About

Professor Richard Buggs is an evolutionary biologist and molecular ecologist. His research group analyses DNA sequences to understand how plants, especially trees, adapt in response to climate change and new pests and pathogens. Richard has published on a variety of evolutionary processes including: natural selection, speciation, hybridisation and whole genome duplication. The birch species Betula buggsii is named after him. Richard is a Christian, and sometimes blogs on issues where biology and Christianity intersect.

Biography

Richard Buggs is currently Senior Research Leader (Plant Health & Adaptation) at Royal Botanic Gardens Kew, and Professor of Evolutionary Genomics at Queen Mary, University of London. This is a personal webpage and views expressed here are expressed in a personal capacity.

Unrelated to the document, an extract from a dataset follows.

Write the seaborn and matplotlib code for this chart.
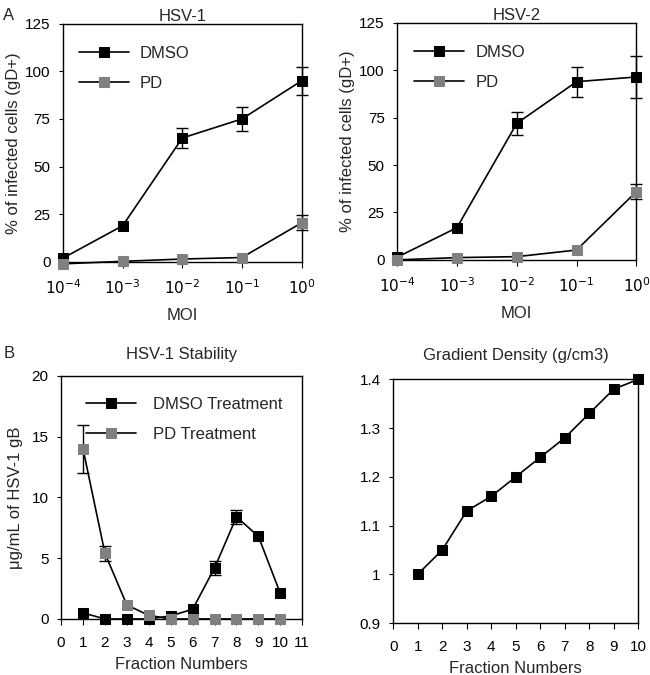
import numpy as np
import pandas as pd
import matplotlib
matplotlib.use("Agg")
import matplotlib.pyplot as plt
import seaborn as sns

# MOI infection data
moi = [1e-4, 1e-3, 1e-2, 1e-1, 1e0]
hsv1_dmso = [2, 19, 65, 75, 95]
hsv1_dmso_err = [0, 0, 5, 6.5, 7.5]
hsv1_pd = [-1, 0.3, 1.5, 2.3, 20.5]
hsv1_pd_err = [0, 0, 0, 0, 4]
hsv2_dmso = [1.4, 17, 72, 94, 96.5]
hsv2_dmso_err = [0, 0, 6, 8, 11]
hsv2_pd = [0, 1.2, 1.7, 5.2, 36]
hsv2_pd_err = [0, 0, 0, 0, 4]

# stability data
fractions = [1, 2, 3, 4, 5, 6, 7, 8, 9, 10]
stab_dmso = [0.5, 0, 0, 0, 0.25, 0.8, 4.2, 8.4, 6.8, 2.1]
stab_dmso_err = [0, 0, 0, 0, 0, 0, 0.6, 0.6, 0, 0]
stab_pd = [14, 5.4, 1.15, 0.3, 0, 0, 0, 0, 0, 0]
stab_pd_err = [2, 0.6, 0, 0, 0, 0, 0, 0, 0, 0]
density = [1.0, 1.05, 1.13, 1.16, 1.2, 1.24, 1.28, 1.33, 1.38, 1.4]

sns.set_style("ticks")
plt.rcParams['font.family'] = ['Liberation Sans', 'DejaVu Sans']
plt.rcParams['axes.linewidth'] = 1.0
plt.rcParams['xtick.major.size'] = 4
plt.rcParams['ytick.major.size'] = 3
plt.rcParams['xtick.major.pad'] = 8
plt.rcParams['ytick.major.pad'] = 6

GRAY = "#808080"
fig = plt.figure(figsize=(6.5, 6.75), dpi=100)

def draw_series(ax, x, y, err, color, label):
    df = pd.DataFrame({"x": x, "y": y})
    sns.lineplot(data=df, x="x", y="y", ax=ax, color="black", marker="s",
                 markersize=7, markerfacecolor=color, markeredgecolor=color,
                 linewidth=1.2, label=label, clip_on=False, zorder=3)
    e = np.array(err)
    m = e > 0
    ax.errorbar(np.array(x)[m], np.array(y)[m], yerr=e[m], fmt="none",
                ecolor="black", elinewidth=1, capsize=4, capthick=1,
                clip_on=False, zorder=2)

def style(ax, title, pad):
    for s in ax.spines.values():
        s.set_visible(True)
        s.set_color("black")
    ax.set_title(title, fontsize=12, pad=pad)
    ax.tick_params(labelsize=11, colors="black")

def moi_panel(ax, dmso, dmso_err, pd_, pd_err, title, lx):
    draw_series(ax, moi, dmso, dmso_err, "black", "DMSO")
    draw_series(ax, moi, pd_, pd_err, GRAY, "PD")
    ax.set_xscale("log")
    ax.set_xlim(1e-4, 1e0)
    ax.set_ylim(0, 125)
    ax.set_xticks(moi)
    ax.set_xticklabels([r"$10^{-4}$", r"$10^{-3}$", r"$10^{-2}$", r"$10^{-1}$", r"$10^{0}$"])
    ax.minorticks_off()
    ax.set_yticks([0, 25, 50, 75, 100, 125])
    ax.set_xlabel("MOI", fontsize=12, labelpad=8)
    ax.set_ylabel("% of infected cells (gD+)", fontsize=12, labelpad=3)
    ax.legend(loc="upper left", frameon=False, fontsize=12, handlelength=3.0,
              handletextpad=0.65, labelspacing=0.9, borderaxespad=0,
              bbox_to_anchor=(lx, 0.935))
    style(ax, title, 2)

ax1 = fig.add_axes([0.097, 0.612, 0.367, 0.353])
moi_panel(ax1, hsv1_dmso, hsv1_dmso_err, hsv1_pd, hsv1_pd_err, "HSV-1", 0.04)
ax2 = fig.add_axes([0.611, 0.615, 0.368, 0.351])
moi_panel(ax2, hsv2_dmso, hsv2_dmso_err, hsv2_pd, hsv2_pd_err, "HSV-2", 0.044)

ax3 = fig.add_axes([0.094, 0.083, 0.371, 0.36])
draw_series(ax3, fractions, stab_dmso, stab_dmso_err, "black", "DMSO Treatment")
draw_series(ax3, fractions, stab_pd, stab_pd_err, GRAY, "PD Treatment")
ax3.set_xlim(0, 11)
ax3.set_ylim(0, 20)
ax3.set_xticks(range(0, 12))
ax3.set_yticks([0, 5, 10, 15, 20])
ax3.set_xlabel("Fraction Numbers", fontsize=12, labelpad=5)
ax3.set_ylabel("μg/mL of HSV-1 gB", fontsize=12, labelpad=6)
ax3.legend(loc="upper left", frameon=False, fontsize=12, handlelength=3.0,
           handletextpad=1.0, labelspacing=0.9, borderaxespad=0,
           bbox_to_anchor=(0.075, 0.94))
style(ax3, "HSV-1 Stability", 12)

ax4 = fig.add_axes([0.605, 0.077, 0.377, 0.361])
df4 = pd.DataFrame({"x": fractions, "y": density})
sns.lineplot(data=df4, x="x", y="y", ax=ax4, color="black", marker="s",
             markersize=7, markerfacecolor="black", markeredgecolor="black",
             linewidth=1.2, clip_on=False, zorder=3)
ax4.set_xlim(0, 10)
ax4.set_ylim(0.9, 1.4)
ax4.set_xticks(range(0, 11))
ax4.set_yticks([0.9, 1.0, 1.1, 1.2, 1.3, 1.4])
ax4.set_yticklabels(["0.9", "1", "1.1", "1.2", "1.3", "1.4"])
ax4.set_xlabel("Fraction Numbers", fontsize=12, labelpad=5)
ax4.set_ylabel("")
style(ax4, "Gradient Density (g/cm3)", 14)

fig.text(0.005, 0.988, "A", fontsize=12, va="top")
fig.text(0.005, 0.487, "B", fontsize=12, va="top")

fig.savefig("out.png", dpi=100)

Previously Richard was a Research Fellow at Queen Mary, University of London, funded by the Natural Environment Research Council (NERC) to work on the genetics of birch tree species in the UK. He examined the effects of hybridisation and population size on the evolution and conservation of dwarf birch, a nationally scarce species.

Before this, Richard was a post-doctoral research associate at the University of Florida, in the lab of Doug and Pam Soltis examining the evolutionary genetics of plant species with different numbers of chromosome sets. He studied the rapid loss and silencing of genes in new plant species that arose from natural whole genome duplication events.

He holds a DPhil from the University of Oxford for a doctoral thesis on the evolutionary ecology of two closely-related plant species in Spain. He received his undergraduate education at the University of Cambridge, where he was elected Bateman Scholar at Trinity Hall, and gained a first class Bachelor’s degree in Natural Sciences.